— Begin Records provided —

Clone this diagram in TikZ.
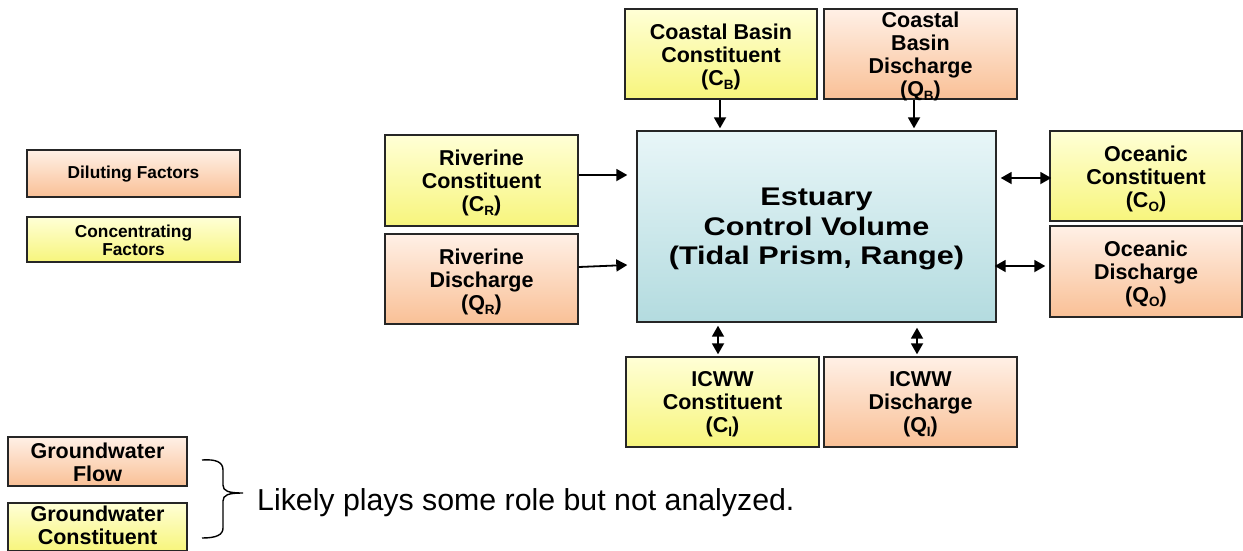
\documentclass[tikz,border=0pt]{standalone}
\usepackage{fontspec}
\setmainfont{Liberation Sans}
\newfontfamily\estfont{Liberation Sans}[FakeStretch=1.2]
\usetikzlibrary{arrows.meta}
\newcommand\lowsub[1]{\raisebox{-4pt}{\fontsize{13.5}{13.5}\selectfont #1}}
\definecolor{ytop}{HTML}{FFFFD6}
\definecolor{ybot}{HTML}{F7F57C}
\definecolor{ptop}{HTML}{FFF0E6}
\definecolor{pbot}{HTML}{F9C096}
\definecolor{btop}{HTML}{E8F6F8}
\definecolor{bbot}{HTML}{B3DBDF}
\definecolor{edge}{HTML}{262626}
\tikzset{
  box/.style={draw=edge, line width=1.4pt, inner sep=0pt},
  ybox/.style={box, top color=ytop, bottom color=ybot},
  pbox/.style={box, top color=ptop, bottom color=pbot},
  lbl/.style={align=center, inner sep=0pt, yshift=-2.5pt,
    font=\fontsize{21.5}{23}\selectfont\bfseries},
  glbl/.style={lbl, yshift=2pt},
  leglbl/.style={align=center, inner sep=0pt, yshift=-1pt,
    font=\fontsize{17.3}{18}\selectfont\bfseries},
  estlbl/.style={align=center, inner sep=0pt, yshift=-2.5pt,
    font=\estfont\fontsize{25.5}{29.5}\selectfont\bfseries},
  arr/.style={line width=1.8pt, -{Triangle[length=11pt,width=12pt]}},
  darr/.style={line width=1.8pt, {Triangle[length=11pt,width=12pt]}-{Triangle[length=11pt,width=12pt]}},
}
\begin{document}
\begin{tikzpicture}[x=1pt,y=-1pt]
\clip (0,0) rectangle (1243,550);
\fill[white] (0,0) rectangle (1243,550);

% central box
\node[box, top color=btop, bottom color=bbot, minimum width=359pt, minimum height=191pt,
  label={[estlbl]center:{Estuary\\Control Volume\\(Tidal Prism, Range)}}] (est) at (816.5,226.5) {};

% top boxes
\node[ybox, minimum width=192pt, minimum height=90pt,
  label={[lbl]center:{Coastal Basin\\Constituent\\(C\lowsub{B})}}] (cbc) at (721,54) {};
\node[pbox, minimum width=193pt, minimum height=90pt,
  label={[lbl]center:{Coastal\\Basin\\Discharge\\(Q\lowsub{B})}}] (cbd) at (920.5,54) {};

% left boxes
\node[ybox, minimum width=193pt, minimum height=91pt,
  label={[lbl]center:{Riverine\\Constituent\\(C\lowsub{R})}}] (rc) at (481.5,180.5) {};
\node[pbox, minimum width=193pt, minimum height=90pt,
  label={[lbl]center:{Riverine\\Discharge\\(Q\lowsub{R})}}] (rd) at (481.5,279) {};

% right boxes
\node[ybox, minimum width=192pt, minimum height=90pt,
  label={[lbl]center:{Oceanic\\Constituent\\(C\lowsub{O})}}] (oc) at (1146,176) {};
\node[pbox, minimum width=192pt, minimum height=91pt,
  label={[lbl]center:{Oceanic\\Discharge\\(Q\lowsub{O})}}] (od) at (1146,271.5) {};

% bottom boxes
\node[ybox, minimum width=193pt, minimum height=90pt,
  label={[lbl]center:{ICWW\\Constituent\\(C\lowsub{I})}}] (ic) at (722.5,402) {};
\node[pbox, minimum width=193pt, minimum height=90pt,
  label={[lbl]center:{ICWW\\Discharge\\(Q\lowsub{I})}}] (id) at (920.5,402) {};

% legend
\node[pbox, minimum width=213pt, minimum height=47pt,
  label={[leglbl]center:{Diluting Factors}}] (dil) at (133.5,173.5) {};
\node[ybox, minimum width=213pt, minimum height=45pt,
  label={[leglbl]center:{Concentrating\\Factors}}] (con) at (133.5,239.5) {};

% groundwater
\node[pbox, minimum width=179pt, minimum height=49pt,
  label={[glbl]center:{Groundwater\\Flow}}] (gwf) at (97.5,461.5) {};
\node[ybox, minimum width=179pt, minimum height=48pt,
  label={[glbl, yshift=2pt]center:{Groundwater\\Constituent}}] (gwc) at (97.5,527) {};

% arrows into estuary
\draw[arr] ([xshift=-1pt]cbc.south) -- ([xshift=-1pt,yshift=2pt]cbc.south |- est.north);
\draw[arr] ([xshift=-6.5pt]cbd.south) -- ([xshift=-6.5pt,yshift=2pt]cbd.south |- est.north);
\draw[arr] ([yshift=5.5pt]rc.east) -- ([xshift=-9pt,yshift=5.5pt]rc.east -| est.west);
\draw[arr] ([yshift=12pt]rd.east) -- ([xshift=-9pt,yshift=14pt]rd.east -| est.west);

% two-way arrows
\draw[darr] ([xshift=4pt,yshift=-2pt]oc.west -| est.east) -- ([xshift=2pt,yshift=-2pt]oc.west);
\draw[darr] ([xshift=-2pt,yshift=5.5pt]od.west -| est.east) -- ([xshift=-4pt,yshift=5.5pt]od.west);
\draw[darr] ([xshift=-4.5pt,yshift=-3pt]ic.north |- est.south) -- ([xshift=-4.5pt,yshift=2pt]ic.north);
\draw[darr] ([xshift=-3.5pt,yshift=-5pt]id.north |- est.south) -- ([xshift=-3.5pt,yshift=2pt]id.north);

% brace
\draw[line width=1.4pt] (202,460) .. controls (216,459) and (223,462) .. (223,470)
  -- (223,485) .. controls (223,491) and (228,493) .. (243,493)
  .. controls (228,493) and (223,495) .. (223,501)
  -- (223,528) .. controls (223,535) and (216,538) .. (202,538);
\node[anchor=base west, font=\fontsize{30.3}{34}\selectfont, inner sep=0pt] (note) at (257,510)
  {Likely plays some role but not analyzed.};
\end{tikzpicture}
\end{document}
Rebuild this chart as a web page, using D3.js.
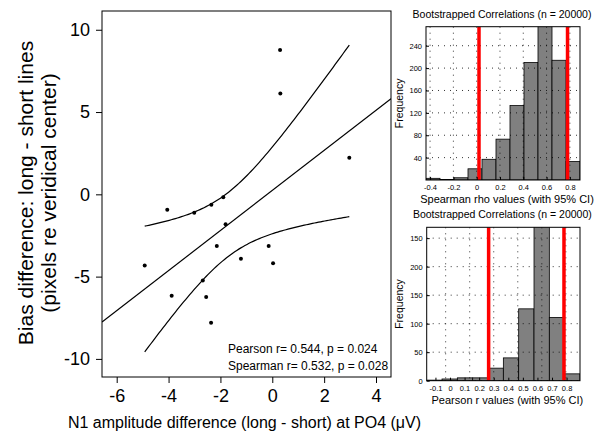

— End Records provided —

**Written problem:**
Without the pictures, return all the records precisely as they stand.

**Exercise response:**
Clone this diagram in TikZ.
\documentclass[tikz,border=0pt]{standalone}
\usepackage{fontspec}
\setmainfont{Liberation Sans}
\newfontfamily\estfont{Liberation Sans}[FakeStretch=1.2]
\usetikzlibrary{arrows.meta}
\newcommand\lowsub[1]{\raisebox{-4pt}{\fontsize{13.5}{13.5}\selectfont #1}}
\definecolor{ytop}{HTML}{FFFFD6}
\definecolor{ybot}{HTML}{F7F57C}
\definecolor{ptop}{HTML}{FFF0E6}
\definecolor{pbot}{HTML}{F9C096}
\definecolor{btop}{HTML}{E8F6F8}
\definecolor{bbot}{HTML}{B3DBDF}
\definecolor{edge}{HTML}{262626}
\tikzset{
  box/.style={draw=edge, line width=1.4pt, inner sep=0pt},
  ybox/.style={box, top color=ytop, bottom color=ybot},
  pbox/.style={box, top color=ptop, bottom color=pbot},
  lbl/.style={align=center, inner sep=0pt, yshift=-2.5pt,
    font=\fontsize{21.5}{23}\selectfont\bfseries},
  glbl/.style={lbl, yshift=2pt},
  leglbl/.style={align=center, inner sep=0pt, yshift=-1pt,
    font=\fontsize{17.3}{18}\selectfont\bfseries},
  estlbl/.style={align=center, inner sep=0pt, yshift=-2.5pt,
    font=\estfont\fontsize{25.5}{29.5}\selectfont\bfseries},
  arr/.style={line width=1.8pt, -{Triangle[length=11pt,width=12pt]}},
  darr/.style={line width=1.8pt, {Triangle[length=11pt,width=12pt]}-{Triangle[length=11pt,width=12pt]}},
}
\begin{document}
\begin{tikzpicture}[x=1pt,y=-1pt]
\clip (0,0) rectangle (1243,550);
\fill[white] (0,0) rectangle (1243,550);

% central box
\node[box, top color=btop, bottom color=bbot, minimum width=359pt, minimum height=191pt,
  label={[estlbl]center:{Estuary\\Control Volume\\(Tidal Prism, Range)}}] (est) at (816.5,226.5) {};

% top boxes
\node[ybox, minimum width=192pt, minimum height=90pt,
  label={[lbl]center:{Coastal Basin\\Constituent\\(C\lowsub{B})}}] (cbc) at (721,54) {};
\node[pbox, minimum width=193pt, minimum height=90pt,
  label={[lbl]center:{Coastal\\Basin\\Discharge\\(Q\lowsub{B})}}] (cbd) at (920.5,54) {};

% left boxes
\node[ybox, minimum width=193pt, minimum height=91pt,
  label={[lbl]center:{Riverine\\Constituent\\(C\lowsub{R})}}] (rc) at (481.5,180.5) {};
\node[pbox, minimum width=193pt, minimum height=90pt,
  label={[lbl]center:{Riverine\\Discharge\\(Q\lowsub{R})}}] (rd) at (481.5,279) {};

% right boxes
\node[ybox, minimum width=192pt, minimum height=90pt,
  label={[lbl]center:{Oceanic\\Constituent\\(C\lowsub{O})}}] (oc) at (1146,176) {};
\node[pbox, minimum width=192pt, minimum height=91pt,
  label={[lbl]center:{Oceanic\\Discharge\\(Q\lowsub{O})}}] (od) at (1146,271.5) {};

% bottom boxes
\node[ybox, minimum width=193pt, minimum height=90pt,
  label={[lbl]center:{ICWW\\Constituent\\(C\lowsub{I})}}] (ic) at (722.5,402) {};
\node[pbox, minimum width=193pt, minimum height=90pt,
  label={[lbl]center:{ICWW\\Discharge\\(Q\lowsub{I})}}] (id) at (920.5,402) {};

% legend
\node[pbox, minimum width=213pt, minimum height=47pt,
  label={[leglbl]center:{Diluting Factors}}] (dil) at (133.5,173.5) {};
\node[ybox, minimum width=213pt, minimum height=45pt,
  label={[leglbl]center:{Concentrating\\Factors}}] (con) at (133.5,239.5) {};

% groundwater
\node[pbox, minimum width=179pt, minimum height=49pt,
  label={[glbl]center:{Groundwater\\Flow}}] (gwf) at (97.5,461.5) {};
\node[ybox, minimum width=179pt, minimum height=48pt,
  label={[glbl, yshift=2pt]center:{Groundwater\\Constituent}}] (gwc) at (97.5,527) {};

% arrows into estuary
\draw[arr] ([xshift=-1pt]cbc.south) -- ([xshift=-1pt,yshift=2pt]cbc.south |- est.north);
\draw[arr] ([xshift=-6.5pt]cbd.south) -- ([xshift=-6.5pt,yshift=2pt]cbd.south |- est.north);
\draw[arr] ([yshift=5.5pt]rc.east) -- ([xshift=-9pt,yshift=5.5pt]rc.east -| est.west);
\draw[arr] ([yshift=12pt]rd.east) -- ([xshift=-9pt,yshift=14pt]rd.east -| est.west);

% two-way arrows
\draw[darr] ([xshift=4pt,yshift=-2pt]oc.west -| est.east) -- ([xshift=2pt,yshift=-2pt]oc.west);
\draw[darr] ([xshift=-2pt,yshift=5.5pt]od.west -| est.east) -- ([xshift=-4pt,yshift=5.5pt]od.west);
\draw[darr] ([xshift=-4.5pt,yshift=-3pt]ic.north |- est.south) -- ([xshift=-4.5pt,yshift=2pt]ic.north);
\draw[darr] ([xshift=-3.5pt,yshift=-5pt]id.north |- est.south) -- ([xshift=-3.5pt,yshift=2pt]id.north);

% brace
\draw[line width=1.4pt] (202,460) .. controls (216,459) and (223,462) .. (223,470)
  -- (223,485) .. controls (223,491) and (228,493) .. (243,493)
  .. controls (228,493) and (223,495) .. (223,501)
  -- (223,528) .. controls (223,535) and (216,538) .. (202,538);
\node[anchor=base west, font=\fontsize{30.3}{34}\selectfont, inner sep=0pt] (note) at (257,510)
  {Likely plays some role but not analyzed.};
\end{tikzpicture}
\end{document}
Rebuild this chart as a web page, using D3.js.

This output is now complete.